GEORGE WASHINGTON
(From a painting by Gilbert Stuart)

Britain at that time was lapsing towards an intenser form of monarchy, and the obstinate personality of George III (1760- 1820) did much to force on a struggle between the home and the colonial governments.

The conflict was precipitated by legislation which favoured the London East India Company at the expense of the American shipper. Three cargoes of tea which were imported under the new conditions were thrown overboard in Boston harbour by a band of men disguised as Indians (1773). Fighting only began in 1775 when the British government attempted to arrest two of the American leaders at Lexington near Boston. The first shots were fired in Lexington by the British; the first fighting occurred at Concord.

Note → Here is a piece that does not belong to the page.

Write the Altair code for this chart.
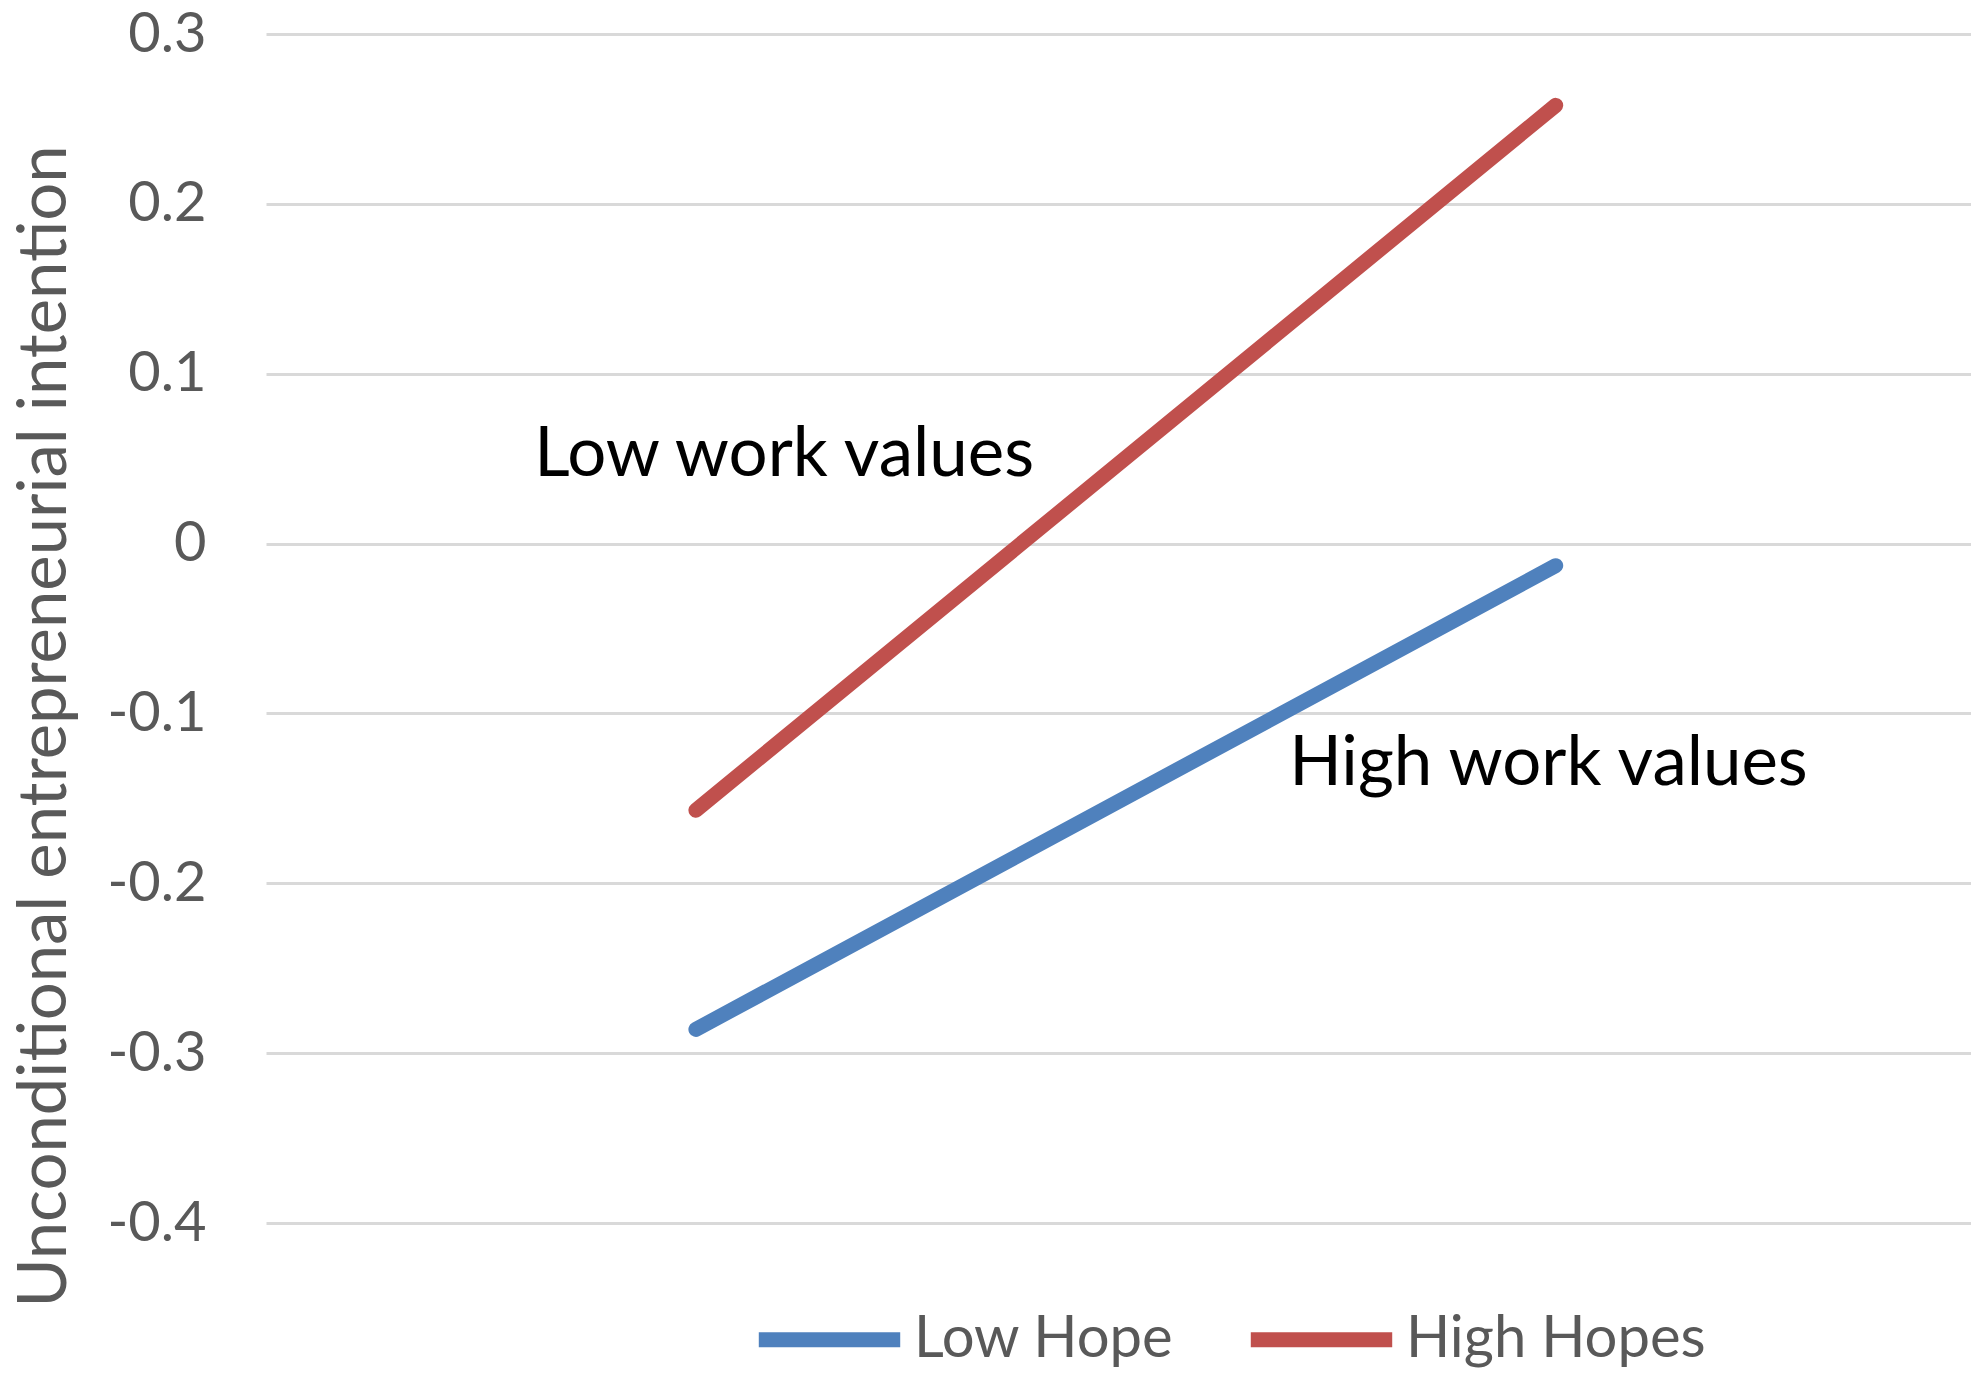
import altair as alt
import pandas as pd

# Data
x_positions = [1, 2]
series_names = ["Low Hope", "High Hopes"]
low_hope_values = [-0.286, -0.013]
high_hopes_values = [-0.157, 0.258]
y_ticks = [-0.4, -0.3, -0.2, -0.1, 0, 0.1, 0.2, 0.3]
series_colors = ["#4f81bd", "#c0504d"]

annotation_texts = ["Low work values", "High work values"]
annotation_x = [0.812, 1.69]
annotation_y = [0.052, -0.130]

rows = []
for xv, yv in zip(x_positions, low_hope_values):
    rows.append({"x": xv, "y": yv, "series": series_names[0]})
for xv, yv in zip(x_positions, high_hopes_values):
    rows.append({"x": xv, "y": yv, "series": series_names[1]})
df = pd.DataFrame(rows)
ann = pd.DataFrame({"text": annotation_texts, "x": annotation_x, "y": annotation_y})

FONT = "Lato"
FS = 56
FS_TITLE = 67
FS_ANN = 69
FS_LEG = 58

xscale = alt.Scale(domain=[0.5, 2.483], nice=False, zero=False)
yscale = alt.Scale(domain=[-0.4, 0.3], nice=False, zero=False)

y_axis = alt.Axis(
    values=y_ticks,
    labelExpr="toString(datum.value)",
    title="Unconditional entrepreneurial intention",
    titleFontSize=FS_TITLE,
    titleFont=FONT,
    titleFontWeight="normal",
    titleColor="#595959",
    titleAngle=270,
    titleX=-221,
    titleY=692,
    titleAlign="center",
    titleBaseline="middle",
    labelFont=FONT,
    labelFontSize=FS,
    labelColor="#595959",
    labelPadding=60,
    ticks=False,
    domain=False,
    grid=True,
    gridColor="#d9d9d9",
    gridWidth=3,
)

lines = alt.Chart(df).mark_line(strokeWidth=15, strokeCap="round").encode(
    x=alt.X("x:Q", scale=xscale, axis=None),
    y=alt.Y("y:Q", scale=yscale, axis=y_axis),
    color=alt.Color(
        "series:N",
        scale=alt.Scale(domain=series_names, range=series_colors),
        legend=alt.Legend(
            title=None,
            orient="none",
            direction="horizontal",
            legendX=485,
            legendY=1227,
            symbolType="stroke",
            symbolStrokeWidth=15,
            symbolSize=20000,
            labelFont=FONT,
            labelFontSize=FS_LEG,
            labelColor="#595959",
            labelOffset=6,
            labelLimit=1000,
            columnPadding=46,
        ),
    ),
    detail="series:N",
)

labels = alt.Chart(ann).mark_text(
    align="left", baseline="middle", font=FONT, fontSize=FS_ANN, color="black"
).encode(
    x=alt.X("x:Q", scale=xscale, axis=None),
    y=alt.Y("y:Q", scale=yscale, axis=y_axis),
    text="text:N",
)

chart = (
    alt.layer(lines, labels)
    .properties(
        width=1705,
        height=1189,
        background="white",
        autosize=alt.AutoSizeParams(type="none"),
        padding={"left": 258, "top": 26, "right": 0, "bottom": 150},
    )
    .configure_view(strokeWidth=0, stroke="transparent")
    .configure_axis(domain=False, ticks=False)
)

chart.save("out.html", embed_options={"renderer": "svg", "actions": False})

THE BATTLE OF BUNKER HILL, NEAR BOSTON
(From the engraving of the picture by John Trumbull in the British Museum)

So the American War of Independence began, though for more than a year the colonists showed themselves extremely unwilling to sever their links with the mother land. It was not until the middle of 1776 that the Congress of the insurgent states issued “The Declaration of Independence.” George Washington, who like many of the leading colonists of the time had had a military training in the wars against the French, was made commander-in-chief. In 1777 a British general, General Burgoyne, in an attempt to reach New York from Canada, was defeated at Freemans Farm and obliged to surrender at Saratoga. In the same year the French and Spanish declared war upon Great Britain, greatly hampering her sea communications. A second British army under General Cornwallis was caught in the Yorktown peninsula in Virginia and obliged to capitulate in 1781. In 1783 peace was made in Paris, and the Thirteen Colonies from Maine to Georgia became a union of independent sovereign States. So the United States of America came into existence. Canada remained loyal to the British flag.